I was thinking of writing an article on the issue of gay rights in Northern Ireland since I was spurred upon reading Daniel Radcliffe tell Attitude magazine:
“People being up in arms about the idea of gay education in schools. Hello!?! Actually for the one or two kids in the class, it’s f****** vital! It really makes me angry. You’re not going to turn thte straight kids gay by giving them a sex ed class about how to ahve gay sex safely! You know. Really. People can cathc HIV even after their first time and that’s what it’s all about; that can be avoided.”
Also the suggestion on Belfast and Beyond which Slugger pointed out yesterday that the DUP should take part in Belfast Pride spurred me on.

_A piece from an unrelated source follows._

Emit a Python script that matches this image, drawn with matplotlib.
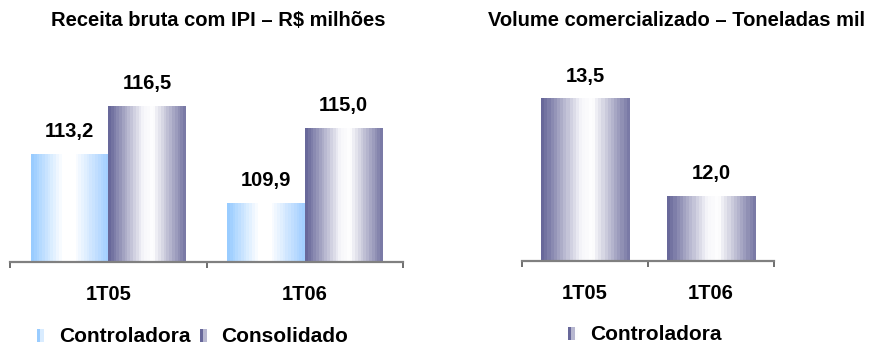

Plus the Two Doctors also pointing out just which party’s long-time leader started the fight in the 70s to keep Northern Ireland lagging behind the rest of the UK and Ireland on gay rights galvanished the thinking.
There are many reasons that growing up in Northern Ireland in the 70s and 80s wasn’t easy for any of us but that was intensified if you also found out that you were attracted to people of the same gender. The structure wasn’t and indeed even to some extent still isn’t there for you to get any real guidance on that through education until you get to University. When you consider that my secondary school is in the constituency that elected an MP and MLA who thinks it is alright to make a statement on the radio, that “there can be no viler act, apart from homosexuality and sodomy, than sexually abusing innocent children” it shows the ignorance and prejudice that still exists. The education into what gay people actually are like needs to reach to the very top, even within the DUP.
When you add on that Iris Robinson considers that homosexuality is also a mental condition, it’s not. Though I can see why it can be a case of high occurance in the gay community that remain in Northern Ireland. However, from my personal experience the mental anguish had more to do with fighting against what were deemed the norms, prejudice and homophobia that was prevelant around you more than what about who you actually were, once you could break out of the mindset that was prevalent in Northern Ireland that cloud lifts.
I do read each small step that the DUP is taking as a step in the right direction but each of those steps is about 20-30 years behind the rest of the UK. The problem is that while they often tak the talk about inclusivity their activity where it matters in Westminster is often the opposite. There were rumours when they supported the Government on 42 days detention that a deal was being done on watering down future improvements of gay rights in Northern Ireland. It took some months but when the bill came before the House Northern Ireland again continued to lag even further behind the rest.